Stretching the entire length of the country, Te Araroa is a spectacular public walkway that links New Zealand’s actual and symbolic poles - Cape Reinga, at the northern tip of the North Island, with Bluff, on the South Island’s southernmost coast.
For patriotic Kiwis, who like to wax lyrical about how Aotearoa New Zealand spans 'from Cape Reinga to Bluff', the trail is a concept that encompasses not only the landscape but also the culture, history and nationhood of New Zealanders.
Intrepid hikers who embark on the full route - a major expedition of 4 - 5 months - experience New Zealand from the grassroots up.
The journey takes walkers through every type of New Zealand landscape from coastal to volcanic, river valleys to mountains, forest to farmland, via country settlements and major cities.
But for walkers with less time, or wanting to make the journey in stages, Te Araroa also provides a series of great scenic hiking routes of varying length, difficulty and landscape.
Te Araroa - The Long Pathway is the result of a dream that was first talked about 40 years ago when the New Zealand Walkways Commission - which eventually became the Department of Conservation (DOC) - was formed.
However, most material progress has happened over the past decade.
Behind the massive development have been hundreds of passionate volunteer workers, coordinated by the Te Araroa Trust which has championed the trail for 15 years.
Kiwi journalist and Trust founder Geoff Chapple began to campaign for Te Araroa in 1994 - initially with a newspaper article that described the proposal as "patriotic, but also practical".

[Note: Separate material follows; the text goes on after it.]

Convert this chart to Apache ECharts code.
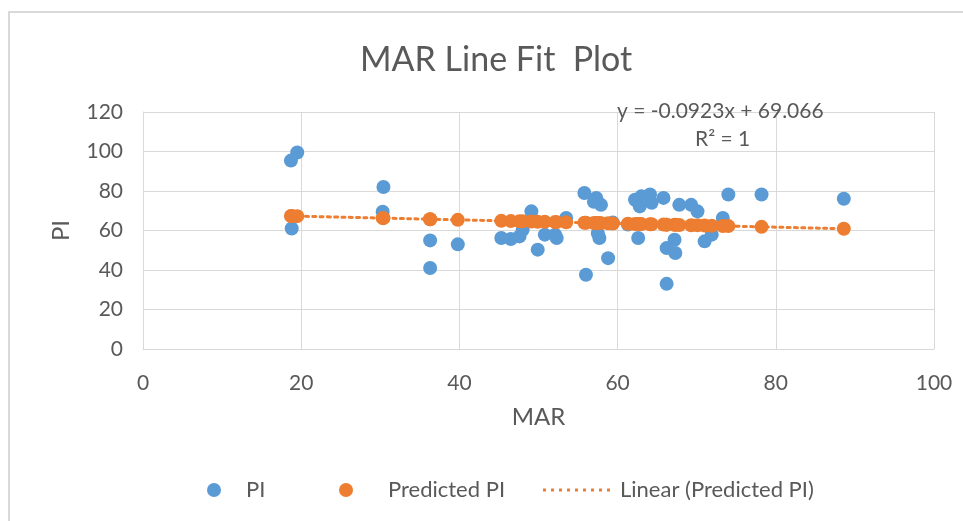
<!DOCTYPE html>
<html>
<head>
<meta charset="utf-8">
<script src="https://cdn.jsdelivr.net/npm/echarts@6/dist/echarts.min.js"></script>
<style>
  html, body { margin: 0; padding: 0; background: #fff; }
  #chart { width: 963px; height: 521px; }
</style>
</head>
<body>
<div id="chart"></div>
<script>
// Observed MAR values and their PI readings
const mar = [18.7, 19.5, 18.8, 30.4, 30.3, 36.3, 36.3, 39.8, 45.3, 46.5, 47.6, 48.0,
  49.1, 49.9, 50.8, 52.1, 52.3, 53.5, 55.8, 56.0, 57.3, 57.9, 57.0, 57.7, 57.5, 58.8,
  59.4, 61.3, 62.2, 63.0, 64.1, 62.8, 62.6, 64.3, 65.8, 67.2, 66.2, 67.3, 66.2, 67.8,
  69.3, 70.1, 71.0, 71.9, 73.3, 74.0, 78.2, 88.6];
const pi = [95.4, 99.5, 61.0, 82.0, 69.5, 55.0, 41.0, 53.0, 56.2, 55.7, 57.0, 60.4,
  69.7, 50.3, 57.9, 57.9, 56.2, 66.3, 79.0, 37.6, 76.5, 73.0, 74.5, 56.2, 58.5, 46.0,
  64.0, 63.0, 75.6, 77.3, 78.2, 72.2, 56.2, 74.0, 76.5, 55.3, 51.1, 48.6, 33.0, 73.0,
  73.0, 69.7, 54.5, 57.9, 66.3, 78.2, 78.2, 76.1];
// Fitted PI at each MAR
const predictedPi = [67.34, 67.27, 67.33, 66.26, 66.27, 65.72, 65.72, 65.39, 64.88, 64.77,
  64.67, 64.63, 64.53, 64.46, 64.38, 64.26, 64.24, 64.13, 63.92, 63.90, 63.78, 63.72,
  63.80, 63.74, 63.76, 63.64, 63.58, 63.41, 63.32, 63.25, 63.15, 63.27, 63.29, 63.13,
  62.99, 62.86, 62.96, 62.85, 62.96, 62.81, 62.67, 62.60, 62.51, 62.43, 62.30, 62.24,
  61.85, 60.89];
// Trendline end points
const trendX = [18.7, 88.6];
const trendY = [67.34, 60.89];
const xTicks = [0, 20, 40, 60, 80, 100];
const yTicks = [0, 20, 40, 60, 80, 100, 120];

const blue = '#5B9BD5';
const orange = '#ED7D31';
const grey = '#595959';
const gridGrey = '#D9D9D9';
const font = 'Lato';

// Row of nine square dots used as the trendline's legend key
let dotsPath = 'path://';
for (let i = 0; i < 9; i++) {
  const x = i * 8;
  dotsPath += 'M' + x + ',0h3v3h-3Z';
}

const chart = echarts.init(document.getElementById('chart'));

const legendBase = {
  top: 474,
  itemHeight: 14,
  itemWidth: 14,
  textStyle: { fontFamily: font, fontSize: 22, color: grey },
  selectedMode: false
};

chart.setOption({
  backgroundColor: '#fff',
  animation: false,
  title: {
    text: 'MAR Line Fit  Plot',
    left: 355,
    top: 38,
    textStyle: { fontFamily: font, fontSize: 34, fontWeight: 'normal', color: grey }
  },
  grid: { left: 143, right: 29, top: 112, bottom: 172 },
  xAxis: {
    type: 'value',
    min: xTicks[0],
    max: xTicks[xTicks.length - 1],
    interval: 20,
    name: 'MAR',
    nameLocation: 'middle',
    nameGap: 56,
    nameTextStyle: { fontFamily: font, fontSize: 24, color: grey },
    axisLine: { show: true, lineStyle: { color: gridGrey, width: 1 } },
    axisTick: { show: false },
    axisLabel: { fontFamily: font, fontSize: 21, color: grey, margin: 24 },
    splitLine: { show: true, lineStyle: { color: gridGrey, width: 1 } }
  },
  yAxis: {
    type: 'value',
    min: yTicks[0],
    max: yTicks[yTicks.length - 1],
    interval: 20,
    name: 'PI',
    nameLocation: 'middle',
    nameGap: 70,
    nameTextStyle: { fontFamily: font, fontSize: 24, color: grey },
    axisLine: { show: true, lineStyle: { color: gridGrey, width: 1 } },
    axisTick: { show: false },
    axisLabel: { fontFamily: font, fontSize: 21, color: grey, margin: 20 },
    splitLine: { show: true, lineStyle: { color: gridGrey, width: 1 } }
  },
  legend: [
    Object.assign({}, legendBase, {
      left: 202, data: [{ name: 'PI', icon: 'circle' }],
      textStyle: Object.assign({}, legendBase.textStyle, { padding: [0, 0, 0, 20] })
    }),
    Object.assign({}, legendBase, {
      left: 334, data: [{ name: 'Predicted PI', icon: 'circle' }],
      textStyle: Object.assign({}, legendBase.textStyle, { padding: [0, 0, 0, 30] })
    }),
    Object.assign({}, legendBase, {
      left: 538, itemWidth: 67, itemHeight: 3,
      data: [{ name: 'Linear (Predicted PI)', icon: dotsPath, itemStyle: { color: orange } }],
      textStyle: Object.assign({}, legendBase.textStyle, { padding: [0, 0, 0, 5] })
    })
  ],
  graphic: [
    {
      type: 'rect', silent: true, z: -1,
      shape: { x: 9, y: 12, width: 1000, height: 600 },
      style: { fill: 'none', stroke: gridGrey, lineWidth: 2 }
    },
    {
      type: 'text', left: 617, top: 101, z: 10,
      style: { text: 'y = -0.0923x + 69.066', fontFamily: font, fontSize: 21, fill: grey }
    },
    {
      type: 'text', left: 695, top: 129, z: 10,
      style: { text: 'R² = 1', fontFamily: font, fontSize: 21, fill: grey }
    }
  ],
  series: [
    {
      name: 'PI',
      type: 'scatter',
      symbol: 'circle',
      symbolSize: 14,
      itemStyle: { color: blue, opacity: 1 },
      data: mar.map((m, i) => [m, pi[i]]),
      z: 2
    },
    {
      name: 'Predicted PI',
      type: 'scatter',
      symbol: 'circle',
      symbolSize: 14,
      itemStyle: { color: orange, opacity: 1 },
      data: mar.map((m, i) => [m, predictedPi[i]]),
      z: 4
    },
    {
      name: 'Linear (Predicted PI)',
      type: 'line',
      showSymbol: false,
      symbol: 'none',
      lineStyle: { color: orange, width: 3, type: [3, 4.3], cap: 'round' },
      itemStyle: { color: orange },
      data: trendX.map((x, i) => [x, trendY[i]]),
      z: 3
    }
  ]
});
</script>
</body>
</html>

Chapple saw Te Araroa from a community perspective, with construction of the trail creating jobs, and the completed trail bringing tourists and business to remote rural areas.
From dream to reality
The first trail from Kerikeri to Waitangi, in Northland, was opened in 1995 but it wasn’t until 1997 that the Te Araroa Trust was able to map the North Island trail - in consultation with DOC, and local and regional bodies. The South Island came later.
By 1998, Chapple had gained increasing support for his campaign, and a substantial grant allowed him to leave full-time employment and walk the proposed North Island route.
Along the way he blogged and conducted radio interviews to promote the cause. More grants followed, and Chapple was able to complete the South Island leg of the trail in 2001.
In total, Chapple took 156 days - not including rest days - to walk the length of the country, but the idea behind Te Araroa is for everyone to have a go at walking some part of it, whether it’s the full length of New Zealand over time, or just a small day walk.
Chapple described the journey as "pretty character building … but when you get up to a high point and look back on all the ridges and headlands you’ve come over, it’s a great feeling."
Not surprisingly, the task of coordinating a trail that travels thousands of kilometres and connects New Zealand’s poles has been demanding.
Access for pathways to cross private property was one of the challenges, but many local landowners and Māori iwi / tribes were supportive of the project. Public permits sometimes took longer to come by.
Māori believe the pathway has mana / powerful value, and the Waikato’s Tainui tribe even granted Te Araroa the protection of their taniwha / water spirit or monster.
Real Kiwi experience
Chapple saw Te Araroa as an expression of New Zealand culture.
The track is designed to take experienced hikers into heartland New Zealand, through many historical sites and significant geographical landscapes - coastal, mountainous and urban.
Cape Reinga, in the far north, is one of Māoridom’s most sacred places - the point where the spirits of the deceased leave to return to their spiritual homeland of Hawaiki. The route also passes through Waitangi, where New Zealand’s founding treaty was signed in 1840.
In the central North Island, the trail takes in the Tongariro Crossing - a world-renowned one-day mountain crossing through a unique volcanic landscape.
The 3000km trail follows dedicated walking tracks and backcountry roads, and some of the most spectacular routes are along mountain trails through the South Island’s Southern Alps.
There are 16 huts on Te Araroa's 110-kilometre traverse of the Richmond Range - the trail’s longest and most demanding section with summits consistently above 1500 metres.
Something for everyone
By the mid-2000s and well ahead of the trail’s still-to-come completion, eager walkers were beginning to hit the trail - up to 10 a year, using roads as by-passes where necessary.
Studies predicted that the fully open Te Araroa will attract around 100 people annually for the full walk, and about 3000 walkers on multi-day walks. Around 7000 people will walk overnight sections, and 350,000 people will use the trail for day walks.